Today's changes are the latest chapter in the continuing evolution of United Noodles, which moved to its south Minneapolis location in 1980 and expanded what had been a small retail space into the beginnings of today's 15,000-square-foot grocery.

The focus on demystifying Asian cooking, the addition of the deli and other changes have come since Tan, 71, welcomed family friends Alice Fung and Eric Fung as co-owners in 2005. Eric Fung, 31, was a lawyer in Washington, D.C., when he decided to join his mother and "uncle Ramon" at the store, which he had grown up visiting.

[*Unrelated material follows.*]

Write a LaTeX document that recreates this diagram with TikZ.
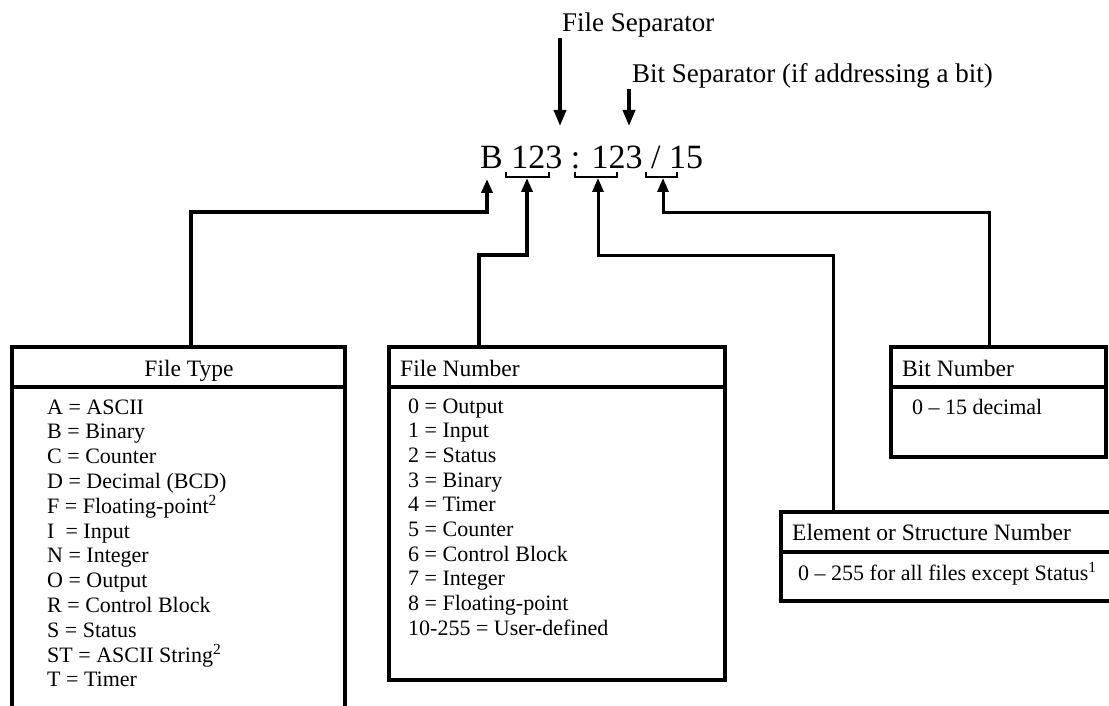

"I'm very fortunate to have them helping me out," said Tan, who still works seven days a week at the store.

The store's new offerings, a statewide Asian population that rose more than 50 percent from 2000 to 2010 to more than 245,000, and interest from foodies all have helped United Noodles enjoy double-digit yearly growth since the recession, Eric Fung said.

The Fungs and Tan credited Eric's friend and classmate and former store employee, the late Andy Assell, with creating software that enabled the store's point-of-sale system, which he also installed, to read bar codes on imported products.

Longtime United Noodles customer Linda Tam, vice president of Koko Industries, the St. Paul-based parent company of Asian Max and other Asian restaurants in the Twin Cities, said she does personal and business-related shopping at the store.

"United Noodles is well organized, and I like the fact that they have selections other than Chinese, with Japanese, Indian and Thai [products]," Tam said. "You have to experiment."

The expert says: John Stavig, director of the Gary S. Holmes Center for Entrepreneurship at the University of Minnesota's Carlson School of Management, said he wouldn't recommend developing both a national online sales channel, which would involve online marketing and fulfillment processes that are different from United Noodles' present capabilities, and a local approach appealing to new customers at the same time.

"United Noodles may have room to further penetrate this segment," Stavig said. "With a centralized location near the Midtown Greenway and the [Blue Line-Hiawatha] light rail, there may be an opportunity to create a unique 'destination-type' experience that could appeal to foodies seeking to experiment with new healthy ingredients."